A collection of Shunryu Suzuki lectures that I find at the library — Not Always So: Practicing the True Spirit of Zen — is a diamond mine of insight and humor. From "Jumping off the 100-Foot Pole", for instance:
So the secret is just to say "Yes!" and jump off from here. Then there is no problem. It means to be yourself in the present moment, always yourself, without sticking to an old self. You forget all about yourself and are refreshed. You are a new self, and before that self becomes an old self, you say "Yes!" and you walk to the kitchen for breakfast. So the point on each moment is to forget the point and extend your practice.
As Dogen Zenji says, "To study Buddhism is to study yourself. To study yourself is to forget yourself on each moment." Then everything will come and help you. Everything will assure your enlightenment. ...

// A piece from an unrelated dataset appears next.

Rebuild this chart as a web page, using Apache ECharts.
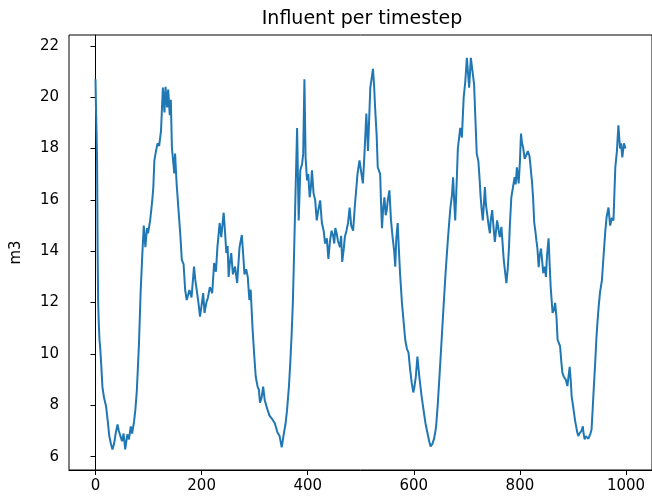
<!DOCTYPE html>
<html>
<head>
<meta charset="utf-8">
<script src="https://cdn.jsdelivr.net/npm/echarts@6/dist/echarts.min.js"></script>
<style>
  html, body { margin: 0; padding: 0; background: #fff; }
  #chart { width: 652px; height: 498px; }
</style>
</head>
<body>
<div id="chart"></div>
<script>
// timestep (x) and influent volume in m3 (y)
var steps = [0, 1, 2, 3, 4, 5, 6, 7.5, 9, 11, 13, 16, 20, 23, 26, 29, 32, 35, 38, 41.5, 44, 47, 50, 53, 56, 60, 63, 66.5, 69, 72.7, 75, 77.7, 80, 82, 85, 88, 91, 94, 97, 99, 103, 107, 109, 111, 114, 117, 120, 123.5, 127, 130, 132, 135, 137, 140, 142, 144, 148.5, 150, 153, 156.5, 160, 162.7, 166, 169, 172, 177, 181, 185.7, 188, 190.7, 194, 197, 200, 203, 205.5, 209, 212, 215.5, 220, 223.6, 227, 229.8, 234, 237, 241.6, 244, 246.6, 249, 251, 253, 255.8, 259, 263, 267, 271.5, 275.8, 278, 280.8, 284, 287, 290, 292.5, 296, 299, 302, 305.5, 308, 310, 313, 316, 319, 324, 328, 333.5, 338, 343, 347, 351, 355, 358, 361, 364.6, 367, 369.5, 372, 374, 377, 380, 383, 386, 389.4, 391.5, 393.8, 396, 398.7, 401, 403.7, 406, 408, 411, 414, 417, 420, 423.5, 426.7, 430, 432.8, 436, 439, 442, 445, 448, 450, 452, 454.6, 457, 460.8, 463, 465, 468, 470, 473, 476, 479, 482, 485.6, 489, 493.8, 497.6, 500, 504, 507, 510.5, 513.6, 518, 521, 523, 525, 527, 530, 532, 536.6, 538, 540, 542, 544.6, 547, 549, 551, 554, 557, 560, 563, 565, 567, 569.6, 572, 574, 577.6, 581, 583.8, 587, 590, 593, 596, 599, 601, 603.7, 606.8, 609, 611, 615, 619, 622, 625.5, 629, 631.6, 635, 637.8, 640, 642, 645, 648, 652, 656, 660, 664, 667, 669, 672, 674, 676, 678, 681, 683, 687.5, 690.6, 694, 697, 700, 702, 704.3, 707.5, 711, 713.6, 716, 718.6, 721.7, 724, 726, 728, 730, 732, 734, 736, 739, 741, 743.4, 745, 747.7, 750, 752.7, 755, 757, 760, 762, 765, 767, 769.5, 772, 774.5, 777, 779.4, 781, 783.8, 787, 790, 792, 794.3, 797.6, 800, 802, 804, 806, 809, 811.8, 815, 818, 820, 823, 825, 827, 829, 831, 833, 835.4, 837, 839.7, 842, 844, 847, 849, 851, 854, 856, 858, 861.5, 864, 866.4, 869, 871, 873, 875.7, 878, 880, 883, 886.4, 889.5, 891.5, 893.8, 896, 897.5, 900, 901.8, 904, 906, 908, 910, 912, 914, 916, 918.6, 920, 922, 924, 926.6, 929, 931, 933, 935, 937, 939, 942, 944, 946, 948.4, 951, 954.6, 958, 961, 963.4, 965, 967, 970, 973.5, 976.3, 978, 979.8, 982.8, 985.6, 988.7, 990.6, 993, 996, 999];
var influent = [20.7, 19.5, 18.6, 17.5, 14.0, 12.0, 11.3, 10.55, 10.2, 9.5, 8.73, 8.3, 7.95, 7.4, 6.8, 6.5, 6.28, 6.5, 6.9, 7.25, 7.0, 6.8, 6.6, 6.9, 6.28, 6.87, 6.67, 7.18, 6.9, 7.37, 7.8, 8.5, 9.5, 10.44, 12.37, 13.77, 15.0, 14.16, 14.9, 14.7, 15.2, 15.98, 16.5, 17.54, 17.9, 18.2, 18.1, 18.7, 20.37, 19.4, 20.4, 19.6, 20.3, 19.3, 19.9, 18.04, 17.03, 17.8, 16.6, 15.6, 14.6, 13.66, 13.5, 12.49, 12.1, 12.49, 12.2, 13.4, 12.9, 12.5, 12.0, 11.45, 11.9, 12.37, 11.6, 12.0, 12.2, 12.6, 12.37, 13.54, 13.2, 14.16, 15.1, 14.55, 15.5, 14.8, 13.93, 14.2, 13.0, 13.5, 13.93, 13.1, 13.4, 12.76, 14.16, 14.63, 14.0, 13.1, 13.3, 13.0, 12.1, 12.5, 11.0, 10.0, 9.12, 8.73, 8.6, 8.1, 8.3, 8.73, 8.2, 7.84, 7.6, 7.45, 7.3, 6.94, 6.8, 6.36, 6.9, 7.25, 7.8, 8.73, 9.6, 10.67, 12.0, 13.66, 16.26, 18.8, 15.2, 17.15, 17.4, 17.8, 20.7, 17.65, 16.76, 17.0, 16.1, 16.5, 17.15, 16.26, 16.0, 15.2, 15.6, 15.98, 15.1, 14.8, 14.3, 14.5, 13.7, 14.4, 14.8, 14.6, 14.3, 14.9, 14.7, 14.4, 14.16, 14.6, 13.58, 14.1, 14.55, 14.8, 15.1, 15.7, 15.0, 14.8, 15.8, 17.0, 17.54, 17.2, 16.64, 17.8, 19.36, 17.9, 20.37, 20.8, 21.1, 20.5, 19.6, 18.5, 17.27, 17.0, 16.0, 14.9, 15.6, 16.1, 15.4, 15.6, 16.0, 16.37, 15.2, 14.55, 14.0, 13.4, 14.5, 15.1, 14.0, 13.15, 11.99, 11.2, 10.55, 10.2, 10.05, 9.4, 8.88, 8.5, 8.7, 9.1, 9.9, 9.4, 9.0, 8.3, 7.72, 7.3, 6.94, 6.6, 6.4, 6.5, 6.67, 6.9, 7.18, 8.0, 9.0, 10.4, 11.83, 13.2, 14.4, 15.2, 15.7, 16.2, 16.88, 16.0, 15.2, 16.8, 18.0, 18.8, 18.43, 20.0, 20.6, 21.53, 21.0, 20.37, 21.53, 21.6, 20.5, 19.2, 17.8, 17.5, 16.8, 16.1, 15.6, 15.2, 15.8, 16.5, 15.8, 15.33, 15.0, 14.7, 15.2, 15.6, 15.0, 14.36, 14.8, 15.2, 14.8, 14.55, 14.95, 14.4, 13.66, 13.2, 12.76, 13.3, 14.16, 15.0, 16.1, 16.5, 16.88, 16.6, 17.27, 16.64, 17.5, 18.58, 18.2, 18.04, 17.6, 17.6, 17.9, 17.7, 17.3, 16.64, 16.0, 15.1, 14.8, 14.43, 14.1, 13.38, 13.8, 14.1, 13.6, 13.15, 13.4, 13.0, 13.8, 14.5, 13.5, 12.6, 11.6, 11.7, 11.99, 11.4, 10.55, 10.6, 10.3, 9.7, 9.27, 9.1, 9.0, 8.75, 9.1, 9.5, 8.9, 8.34, 8.0, 7.72, 7.4, 7.18, 6.95, 6.8, 6.9, 6.9, 7.0, 7.18, 6.9, 6.67, 6.8, 6.8, 6.7, 6.67, 6.9, 7.06, 7.8, 8.6, 9.7, 10.55, 11.2, 11.84, 12.4, 12.88, 13.93, 14.8, 15.33, 15.5, 15.7, 15.0, 15.3, 15.2, 16.2, 17.27, 17.9, 18.9, 18.0, 18.2, 17.65, 18.2, 18.0];

var xTicks = [0, 200, 400, 600, 800, 1000];
var yTicks = [6, 8, 10, 12, 14, 16, 18, 20, 22];

var chart = echarts.init(document.getElementById('chart'));

var points = [];
for (var i = 0; i < steps.length; i++) {
	points.push([steps[i], influent[i]]);
}

var font = 'DejaVu Sans';

var option = {
	animation: false,
	title: {
		text: 'Influent per timestep',
		left: 362,
		top: 10,
		padding: 0,
		textAlign: 'center',
		textStyle: { fontFamily: font, fontSize: 19, fontWeight: 'normal', color: '#000' }
	},
	grid: {
		left: 69,
		top: 35,
		right: -5,
		bottom: 28,
		show: true,
		borderColor: '#000',
		borderWidth: 1,
		backgroundColor: 'transparent'
	},
	xAxis: {
		type: 'value',
		min: -49.95,
		max: 1048.95,
		splitLine: { show: false },
		axisLine: { lineStyle: { color: '#000', width: 1 } },
		axisTick: { show: true, length: 5, lineStyle: { color: '#000' }, customValues: xTicks },
		axisLabel: {
			customValues: xTicks,
			margin: 9,
			fontFamily: font,
			fontSize: 15,
			color: '#000',
			formatter: function (v) { return String(v); }
		}
	},
	yAxis: {
		type: 'value',
		min: 5.48,
		max: 22.42,
		name: 'm3',
		nameLocation: 'middle',
		nameRotate: 90,
		nameGap: 45,
		nameTextStyle: { fontFamily: font, fontSize: 15, color: '#000' },
		splitLine: { show: false },
		axisLine: { show: true, lineStyle: { color: '#000', width: 1 } },
		axisTick: { show: true, length: 5, lineStyle: { color: '#000' }, customValues: yTicks },
		axisLabel: { customValues: yTicks, margin: 10, fontFamily: font, fontSize: 15, color: '#000' }
	},
	series: [{
		type: 'line',
		data: points,
		symbol: 'none',
		lineStyle: { color: '#1f77b4', width: 2 },
		z: 3
	}]
};

chart.setOption(option);
</script>
</body>
</html>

The book's editor, Edward Espe Brown, notes that Suzuki's "... struggle to speak English invigorated his teaching. Did he, for instance, really mean to say things as it is? Was that improper English or was it a teaching? ...".
Suzuki's puckish wisdom comes through delightfully in the title talk, "Not Always So", as he observes:
The secret of Soto Zen is just two words: "Not always so." Oops — three words in English. In Japanese, two words. "Not always so." This is the secret of the teaching. It may be so, but it is not always so. Without being caught by words or rules, without too many preconceived ideas, we actually do something, and doing something, we apply our teaching.